◆ Exercise brief ◆
Everything in the listing except the pictures should be written out exactly.

◆ Recorded information ◆
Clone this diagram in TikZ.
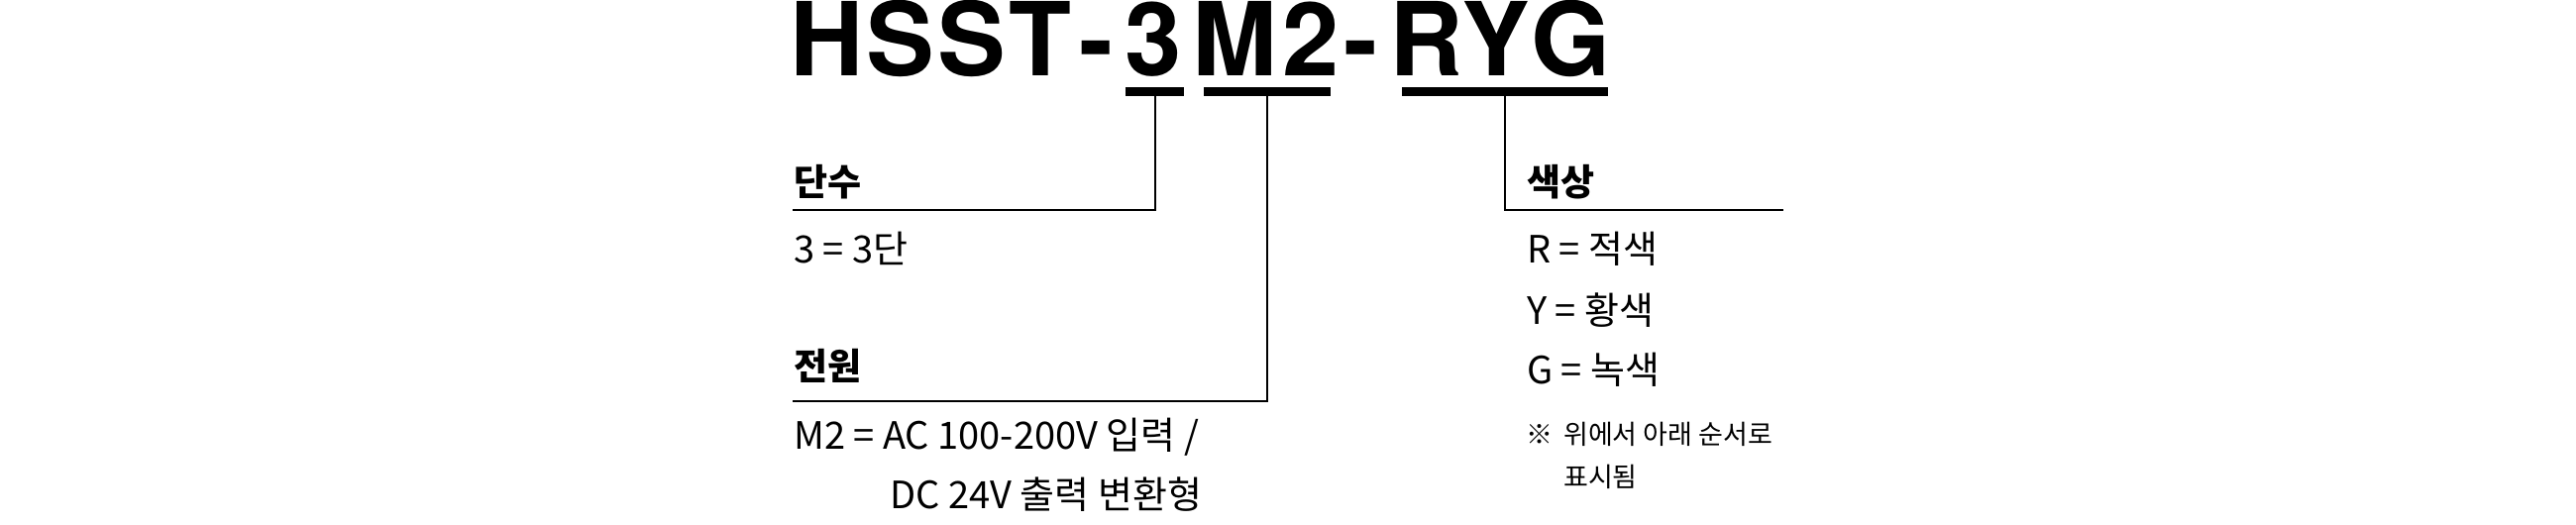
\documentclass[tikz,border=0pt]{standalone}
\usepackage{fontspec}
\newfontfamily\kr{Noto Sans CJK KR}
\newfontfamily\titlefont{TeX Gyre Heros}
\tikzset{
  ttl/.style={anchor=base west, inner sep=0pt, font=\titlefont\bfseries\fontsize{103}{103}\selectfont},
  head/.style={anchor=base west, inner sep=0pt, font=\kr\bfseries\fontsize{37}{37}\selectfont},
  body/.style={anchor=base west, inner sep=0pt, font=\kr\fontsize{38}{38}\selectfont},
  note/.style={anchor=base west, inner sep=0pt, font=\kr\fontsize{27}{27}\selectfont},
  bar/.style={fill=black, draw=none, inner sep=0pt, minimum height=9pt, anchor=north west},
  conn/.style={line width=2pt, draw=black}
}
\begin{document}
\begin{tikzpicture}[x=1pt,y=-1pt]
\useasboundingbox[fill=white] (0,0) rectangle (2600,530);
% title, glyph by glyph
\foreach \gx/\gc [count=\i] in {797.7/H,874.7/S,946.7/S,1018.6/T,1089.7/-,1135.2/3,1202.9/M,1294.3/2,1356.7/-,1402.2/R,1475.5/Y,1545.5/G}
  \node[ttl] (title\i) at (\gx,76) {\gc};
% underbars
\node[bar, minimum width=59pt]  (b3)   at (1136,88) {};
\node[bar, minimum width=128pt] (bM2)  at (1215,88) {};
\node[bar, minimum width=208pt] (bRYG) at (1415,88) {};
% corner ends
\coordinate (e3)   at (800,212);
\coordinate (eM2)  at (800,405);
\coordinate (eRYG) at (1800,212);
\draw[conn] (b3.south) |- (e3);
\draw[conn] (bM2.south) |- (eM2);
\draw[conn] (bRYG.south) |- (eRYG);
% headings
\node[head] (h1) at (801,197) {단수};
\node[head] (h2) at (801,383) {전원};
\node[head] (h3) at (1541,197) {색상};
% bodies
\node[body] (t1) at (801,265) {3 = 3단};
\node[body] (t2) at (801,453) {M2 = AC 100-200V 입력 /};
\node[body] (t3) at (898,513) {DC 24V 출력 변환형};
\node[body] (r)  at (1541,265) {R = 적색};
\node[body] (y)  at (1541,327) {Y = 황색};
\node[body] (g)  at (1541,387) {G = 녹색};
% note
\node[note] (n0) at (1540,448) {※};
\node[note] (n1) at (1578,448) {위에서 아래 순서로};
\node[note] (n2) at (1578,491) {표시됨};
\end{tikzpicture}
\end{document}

◆ Right answer ◆
Clone this diagram in TikZ.
\documentclass[tikz,border=0pt]{standalone}
\usepackage{fontspec}
\newfontfamily\kr{Noto Sans CJK KR}
\newfontfamily\titlefont{TeX Gyre Heros}
\tikzset{
  ttl/.style={anchor=base west, inner sep=0pt, font=\titlefont\bfseries\fontsize{103}{103}\selectfont},
  head/.style={anchor=base west, inner sep=0pt, font=\kr\bfseries\fontsize{37}{37}\selectfont},
  body/.style={anchor=base west, inner sep=0pt, font=\kr\fontsize{38}{38}\selectfont},
  note/.style={anchor=base west, inner sep=0pt, font=\kr\fontsize{27}{27}\selectfont},
  bar/.style={fill=black, draw=none, inner sep=0pt, minimum height=9pt, anchor=north west},
  conn/.style={line width=2pt, draw=black}
}
\begin{document}
\begin{tikzpicture}[x=1pt,y=-1pt]
\useasboundingbox[fill=white] (0,0) rectangle (2600,530);
% title, glyph by glyph
\foreach \gx/\gc [count=\i] in {797.7/H,874.7/S,946.7/S,1018.6/T,1089.7/-,1135.2/3,1202.9/M,1294.3/2,1356.7/-,1402.2/R,1475.5/Y,1545.5/G}
  \node[ttl] (title\i) at (\gx,76) {\gc};
% underbars
\node[bar, minimum width=59pt]  (b3)   at (1136,88) {};
\node[bar, minimum width=128pt] (bM2)  at (1215,88) {};
\node[bar, minimum width=208pt] (bRYG) at (1415,88) {};
% corner ends
\coordinate (e3)   at (800,212);
\coordinate (eM2)  at (800,405);
\coordinate (eRYG) at (1800,212);
\draw[conn] (b3.south) |- (e3);
\draw[conn] (bM2.south) |- (eM2);
\draw[conn] (bRYG.south) |- (eRYG);
% headings
\node[head] (h1) at (801,197) {단수};
\node[head] (h2) at (801,383) {전원};
\node[head] (h3) at (1541,197) {색상};
% bodies
\node[body] (t1) at (801,265) {3 = 3단};
\node[body] (t2) at (801,453) {M2 = AC 100-200V 입력 /};
\node[body] (t3) at (898,513) {DC 24V 출력 변환형};
\node[body] (r)  at (1541,265) {R = 적색};
\node[body] (y)  at (1541,327) {Y = 황색};
\node[body] (g)  at (1541,387) {G = 녹색};
% note
\node[note] (n0) at (1540,448) {※};
\node[note] (n1) at (1578,448) {위에서 아래 순서로};
\node[note] (n2) at (1578,491) {표시됨};
\end{tikzpicture}
\end{document}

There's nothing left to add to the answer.